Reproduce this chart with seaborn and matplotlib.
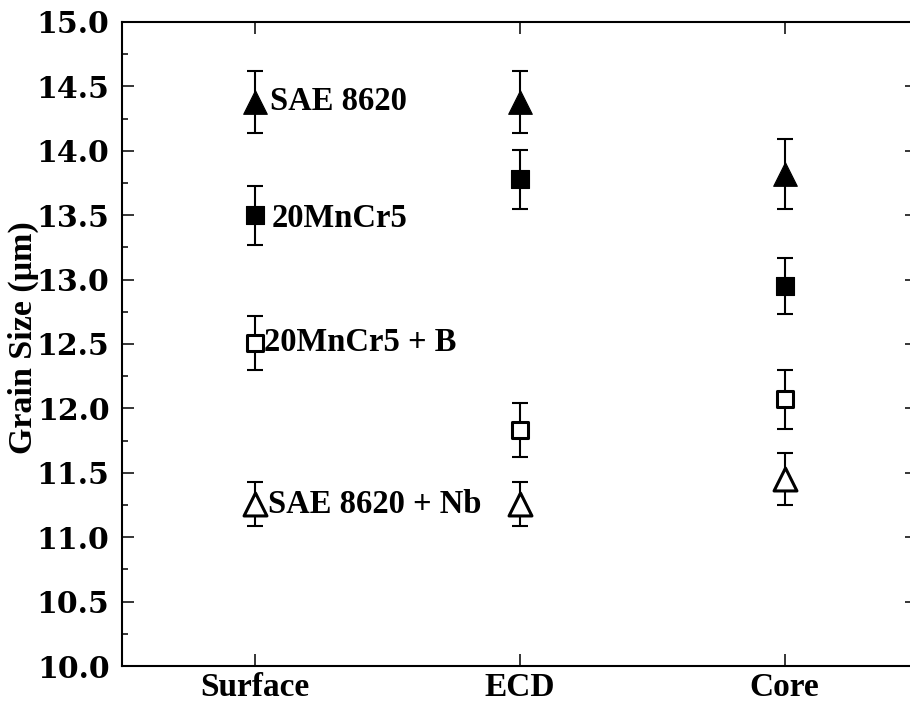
import matplotlib
matplotlib.use("Agg")
import matplotlib.pyplot as plt
import seaborn as sns
import numpy as np
import pandas as pd
from matplotlib.ticker import MultipleLocator

# ---- data ----
locations = ["Surface", "ECD", "Core"]
series_names = ["SAE 8620", "20MnCr5", "20MnCr5 + B", "SAE 8620 + Nb"]
sae8620 = [14.38, 14.38, 13.82]
sae8620_err = [0.24, 0.24, 0.27]
mncr5 = [13.50, 13.78, 12.95]
mncr5_err = [0.23, 0.23, 0.22]
mncr5_b = [12.51, 11.83, 12.07]
mncr5_b_err = [0.21, 0.21, 0.23]
sae8620_nb = [11.26, 11.26, 11.45]
sae8620_nb_err = [0.17, 0.17, 0.20]
y_ticks = [10.0, 10.5, 11.0, 11.5, 12.0, 12.5, 13.0, 13.5, 14.0, 14.5, 15.0]

sns.set_theme(style="ticks")
plt.rcParams["font.family"] = ["Liberation Serif", "DejaVu Serif"]
plt.rcParams["font.weight"] = "bold"
for key in ["text.color", "axes.labelcolor", "xtick.color", "ytick.color",
            "xtick.labelcolor", "ytick.labelcolor", "axes.edgecolor"]:
    plt.rcParams[key] = "black"

fig = plt.figure(figsize=(9.1, 7.04), dpi=100)
ax = fig.add_axes([122 / 910, 38 / 704, 795 / 910, 644 / 704])

styles = [
    (sae8620, sae8620_err, "^", "black", 17),
    (mncr5, mncr5_err, "s", "black", 12.5),
    (mncr5_b, mncr5_b_err, "s", "white", 12),
    (sae8620_nb, sae8620_nb_err, "^", "white", 16.5),
]
label_offsets = [(16, 0), (17, -3), (10, 0), (13, -1)]

for name, (vals, errs, mk, fc, ms), off in zip(series_names, styles, label_offsets):
    df = pd.DataFrame({"Location": locations, "Grain": vals})
    ax.errorbar(df["Location"], df["Grain"], yerr=errs, fmt="none",
                ecolor="black", elinewidth=1.5, capsize=5.8, capthick=1.5, zorder=2)
    sns.scatterplot(data=df, x="Location", y="Grain", marker=mk, s=ms ** 2,
                    color=fc, edgecolor="black",
                    linewidth=(2.2 if fc == "white" else 0.8), ax=ax, zorder=3)
    ax.annotate(name, xy=(0, vals[0]), xytext=off, textcoords="offset pixels",
                ha="left", va="center", fontsize=23.5, fontweight="bold",
                family=["Liberation Serif"], color="black")

ax.set_xlim(-0.5, 2.5)
ax.set_ylim(10.0, 15.0)
ax.set_yticks(y_ticks)
ax.set_yticklabels([f"{v:.1f}" for v in y_ticks], family=["DejaVu Serif"],
                   fontsize=21.5, fontweight="bold", color="black")
ax.yaxis.set_minor_locator(MultipleLocator(0.25))
ax.set_xticks(range(len(locations)))
ax.set_xticklabels(locations, family=["Liberation Serif"], fontsize=24,
                   fontweight="bold", color="black")
ax.set_xlabel("")
ax.set_ylabel("Grain Size (\u03bcm)", family=["Liberation Serif", "DejaVu Serif"],
              fontsize=24.5, fontweight="bold", color="black")
ax.yaxis.set_label_coords(-0.104, 0.51)

ax.tick_params(axis="both", which="major", direction="in", length=8.6, width=1.1,
               top=True, right=True, color="black")
ax.tick_params(axis="y", which="major", pad=9)
ax.tick_params(axis="x", which="major", pad=4)
ax.tick_params(axis="y", which="minor", direction="in", length=4.3, width=1.1,
               left=True, right=True, color="black")
ax.tick_params(axis="x", which="minor", bottom=False, top=False)
for sp in ax.spines.values():
    sp.set_visible(True)
    sp.set_linewidth(1.5)
    sp.set_color("black")
ax.set_facecolor("white")
ax.grid(False)

fig.savefig("out.png", dpi=100, facecolor="white")
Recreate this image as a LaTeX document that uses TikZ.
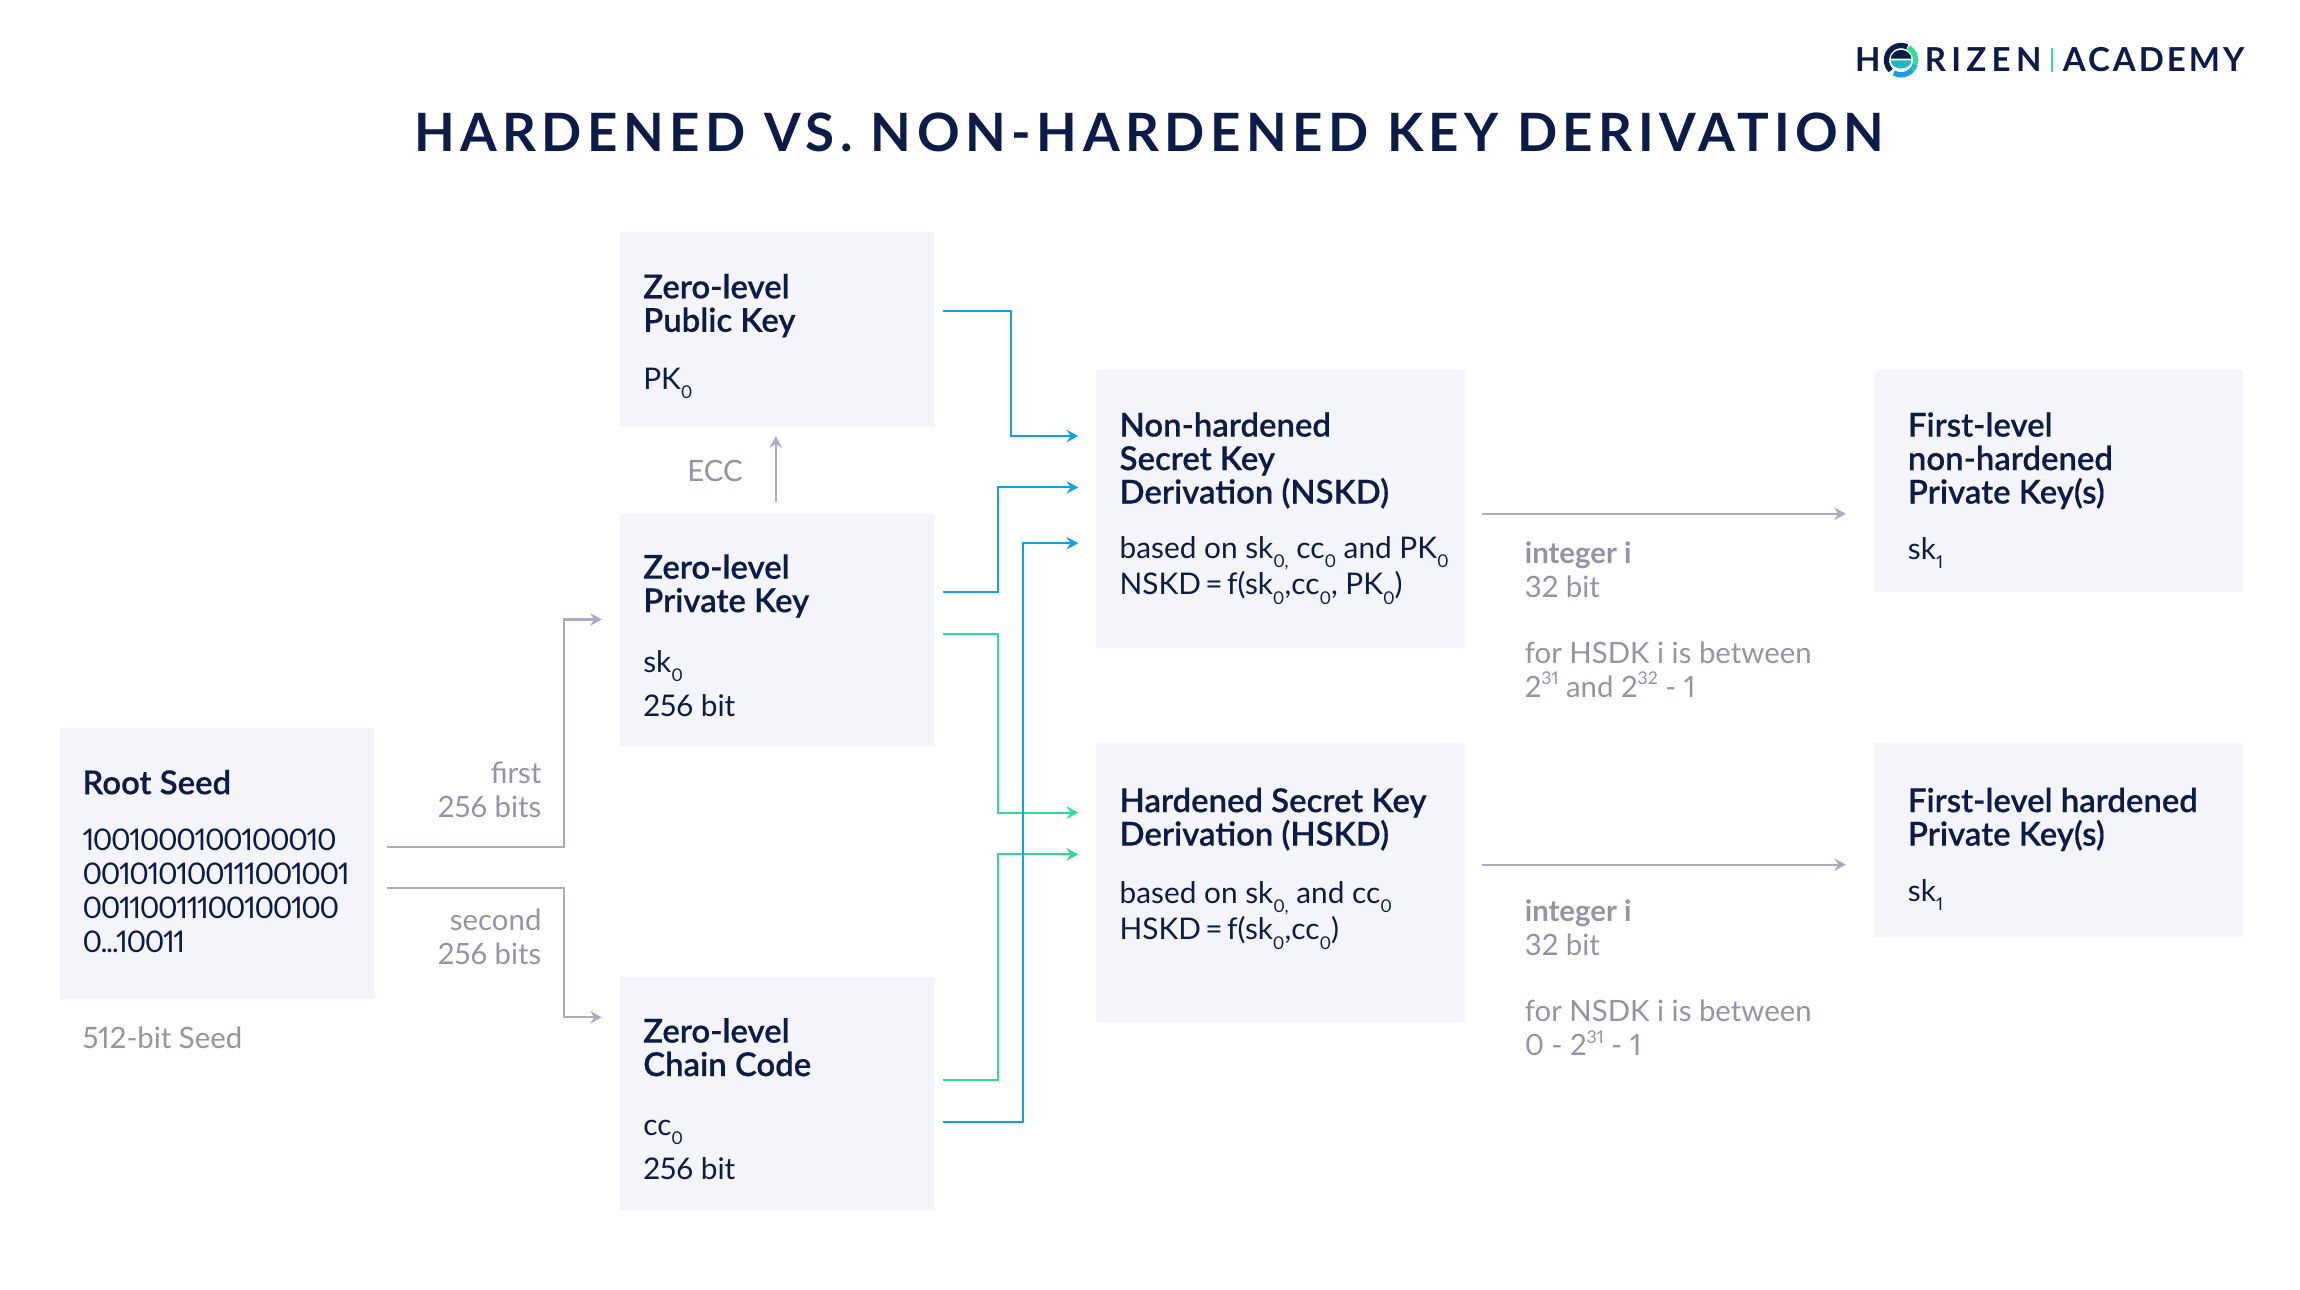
\documentclass[tikz,border=0pt]{standalone}
\usepackage{fontspec}
\setmainfont[Numbers={Proportional,Lining},BoldFont={Lato Bold}]{Lato}
\newfontfamily\fullbold[Numbers={Proportional,Lining}]{Lato Bold}
\newfontfamily\semibold[Numbers={Proportional,Lining},FakeBold=0.35]{Lato Semibold}
\usetikzlibrary{arrows.meta}
\definecolor{navy}{HTML}{0C1C4A}
\definecolor{greytext}{HTML}{9494A8}
\definecolor{boxfill}{HTML}{F4F5FA}
\definecolor{linegrey}{HTML}{ABABC3}
\definecolor{blueline}{HTML}{14A0E8}
\definecolor{greenline}{HTML}{2FDC96}
\newcommand{\zs}[1]{\raisebox{-0.32em}{\fontsize{12}{12}\selectfont #1}}
\newcommand{\zsup}[1]{\raisebox{0.42em}{\fontsize{12}{12}\selectfont #1}}
\newcommand{\headf}{\fontsize{22.4}{22.8}\selectfont\semibold\color{navy}}
\newcommand{\bodyf}{\fontsize{20.3}{23}\selectfont\color{navy}}
\newcommand{\grayf}{\fontsize{20}{23}\selectfont\color{greytext}}
\newcommand{\logof}{\fontsize{22.5}{22}\selectfont\fullbold\color{navy}}
\newcommand{\eqs}{\hspace{3pt}=\hspace{3pt}}
\tikzset{
 panel/.style={fill=boxfill,draw=none,inner sep=0pt,anchor=north west},
 head/.style={anchor=base west,inner sep=0pt,align=left,font=\headf},
 body/.style={anchor=base west,inner sep=0pt,align=left,font=\bodyf},
 note/.style={anchor=base west,inner sep=0pt,align=left,font=\grayf},
 noter/.style={anchor=base east,inner sep=0pt,align=right,font=\grayf},
 conn/.style={line width=1.4pt,-{Stealth[length=8pt,width=8.5pt,inset=2.8pt]}},
 greyc/.style={conn,draw=linegrey},
 bluec/.style={conn,draw=blueline},
 greenc/.style={conn,draw=greenline},
}
\begin{document}
\begin{tikzpicture}[x=1pt,y=-1pt]
\useasboundingbox (0,0) rectangle (1566.76,878.07);
\fill[white] (0,0) rectangle (1566.76,878.07);
\node[panel,minimum width=214pt,minimum height=184pt] (root) at (41,496) {};
\node[panel,minimum width=215pt,minimum height=133pt] (pk) at (422,158) {};
\node[panel,minimum width=215pt,minimum height=158pt] (sk) at (422,350) {};
\node[panel,minimum width=215pt,minimum height=159pt] (cc) at (422,665) {};
\node[panel,minimum width=251.5pt,minimum height=189pt] (nskd) at (746.5,252) {};
\node[panel,minimum width=251.5pt,minimum height=190pt] (hskd) at (746.5,506) {};
\node[panel,minimum width=251.5pt,minimum height=151pt] (fn) at (1276.5,252) {};
\node[panel,minimum width=251.5pt,minimum height=132pt] (fh) at (1276.5,506) {};

% title
\node[anchor=base,inner sep=0pt,font={\fontsize{36}{36}\selectfont\addfontfeature{LetterSpace=10.4}\bfseries\color{navy}}] (title) at (782.7,103) {HARDENED VS. NON-HARDENED KEY DERIVATION};

% logo
\node[anchor=base west,inner sep=0pt,font={\logof\addfontfeature{LetterSpace=16}}] (logoh) at (1263.5,48.6) {H};
\node[anchor=base west,inner sep=0pt,font={\logof\addfontfeature{LetterSpace=16}}] (logor) at (1311,48.6) {RIZEN};
\node[anchor=base west,inner sep=0pt,font={\logof\addfontfeature{LetterSpace=9}}] (logoa) at (1405,48.6) {ACADEMY};
\fill[greenline] (1397.2,33) rectangle (1398.2,49);
\begin{scope}[shift={(1295,41)},x=1pt,y=1pt]
\draw[navy,line width=3.6pt] (65:10) arc (65:225:10);
\draw[blueline,line width=3.6pt] (240:10) arc (240:320:10);
\draw[blueline!50!greenline,line width=3.6pt] (320:10) arc (320:345:10);
\draw[greenline,line width=3.6pt] (345:10) arc (345:420:10);
\fill[navy] (-7,1) arc (180:0:7 and 6) -- cycle;
\fill[blueline!60!greenline] (-7,-0.2) -- (7,-0.2) arc (0:-180:7 and 5.5) -- cycle;
\end{scope}

% root
\node[head] (rootT) at (56,541) {Root Seed};
\node[body,font={\bodyf\addfontfeature{LetterSpace=-4.6}}] (rootB) at (56,648.5) {1001000100100010\\001010100111001001\\00110011100100100\\0...10011};
\node[note] (rootN) at (56,714) {512-bit Seed};
\node[noter] (l1) at (369,557) {first\\256 bits};
\node[noter] (l2) at (369,657) {second\\256 bits};

% pk
\node[head] (pkT) at (438,226) {Zero-level\\Public Key};
\node[body] (pkB) at (438,265) {PK\zs{0}};
\node[note] (ecc) at (468,328) {ECC};
% sk
\node[head] (skT) at (438,417) {Zero-level\\Private Key};
\node[body] (skB) at (438,488) {sk\zs{0}\\[7pt]256 bit};
% cc
\node[head] (ccT) at (438,733) {Zero-level\\Chain Code};
\node[body] (ccB) at (438,803.3) {cc\zs{0}\\[7pt]256 bit};
% nskd
\node[head] (nT) at (762.5,343) {Non-hardened\\Secret Key\\Derivation (NSKD)};
\node[body] (nB) at (762.5,405) {based on sk\zs{0,} cc\zs{0} and PK\zs{0}\\NSKD\eqs f(sk\zs{0},cc\zs{0}, PK\zs{0})};
% hskd
\node[head] (hT) at (762.5,576) {Hardened Secret Key\\Derivation (HSKD)};
\node[body] (hB) at (762.5,640) {based on sk\zs{0,} and cc\zs{0}\\HSKD\eqs f(sk\zs{0},cc\zs{0})};
% right
\node[head] (fnT) at (1299.5,343) {First-level\\non-hardened\\Private Key(s)};
\node[body] (fnB) at (1299.5,381) {sk\zs{1}};
\node[head] (fhT) at (1299.5,576) {First-level hardened\\Private Key(s)};
\node[body] (fhB) at (1299.5,614) {sk\zs{1}};
% middle notes
\node[note] (m1) at (1038.5,475) {\textbf{integer i}\\32 bit\\[22pt]for HSDK i is between\\2\zsup{31} and 2\zsup{32} - 1};
\node[note] (m2) at (1038.5,719) {\textbf{integer i}\\32 bit\\[22pt]for NSDK i is between\\0 - 2\zsup{31} - 1};

% connectors
\draw[bluec] ([shift={(5,54)}]pk.north east) -| (689,297) -- ([shift={(-12,45)}]nskd.north west);
\draw[bluec] ([shift={(5,53)}]sk.north east) -| (680,332) -- ([shift={(-12,80)}]nskd.north west);
\draw[greenc] ([shift={(5,82)}]sk.north east) -| (680,553.5) -- ([shift={(-12,47.5)}]hskd.north west);
\draw[greenc] ([shift={(5,71)}]cc.north east) -| (680,582) -- ([shift={(-12,76)}]hskd.north west);
\draw[bluec] ([shift={(5,99.5)}]cc.north east) -| (697,370) -- ([shift={(-12,118)}]nskd.north west);
\draw[greyc] ([shift={(106.5,-8)}]sk.north west) -- ([shift={(106.5,-53)}]sk.north west);
\draw[greyc] ([shift={(8,81)}]root.north east) -| (384,422) -- ([shift={(-12,72)}]sk.north west);
\draw[greyc] ([shift={(8,109)}]root.north east) -| (384,693) -- ([shift={(-12,28)}]cc.north west);
\draw[greyc] ([shift={(11,98)}]nskd.north east) -- ([shift={(-19,98)}]fn.north west);
\draw[greyc] ([shift={(11,83)}]hskd.north east) -- ([shift={(-19,83)}]fh.north west);
\end{tikzpicture}
\end{document}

───

§ TASK OBJECTIVE
Take the material above from its first line through the line holding "label_offsets = [(16, 0), (17, -3), (10, 0), (13, -1)]" and set it down exactly, without the pictures.

§ TASK ANSWER
Reproduce this chart with seaborn and matplotlib.
import matplotlib
matplotlib.use("Agg")
import matplotlib.pyplot as plt
import seaborn as sns
import numpy as np
import pandas as pd
from matplotlib.ticker import MultipleLocator

# ---- data ----
locations = ["Surface", "ECD", "Core"]
series_names = ["SAE 8620", "20MnCr5", "20MnCr5 + B", "SAE 8620 + Nb"]
sae8620 = [14.38, 14.38, 13.82]
sae8620_err = [0.24, 0.24, 0.27]
mncr5 = [13.50, 13.78, 12.95]
mncr5_err = [0.23, 0.23, 0.22]
mncr5_b = [12.51, 11.83, 12.07]
mncr5_b_err = [0.21, 0.21, 0.23]
sae8620_nb = [11.26, 11.26, 11.45]
sae8620_nb_err = [0.17, 0.17, 0.20]
y_ticks = [10.0, 10.5, 11.0, 11.5, 12.0, 12.5, 13.0, 13.5, 14.0, 14.5, 15.0]

sns.set_theme(style="ticks")
plt.rcParams["font.family"] = ["Liberation Serif", "DejaVu Serif"]
plt.rcParams["font.weight"] = "bold"
for key in ["text.color", "axes.labelcolor", "xtick.color", "ytick.color",
            "xtick.labelcolor", "ytick.labelcolor", "axes.edgecolor"]:
    plt.rcParams[key] = "black"

fig = plt.figure(figsize=(9.1, 7.04), dpi=100)
ax = fig.add_axes([122 / 910, 38 / 704, 795 / 910, 644 / 704])

styles = [
    (sae8620, sae8620_err, "^", "black", 17),
    (mncr5, mncr5_err, "s", "black", 12.5),
    (mncr5_b, mncr5_b_err, "s", "white", 12),
    (sae8620_nb, sae8620_nb_err, "^", "white", 16.5),
]
label_offsets = [(16, 0), (17, -3), (10, 0), (13, -1)]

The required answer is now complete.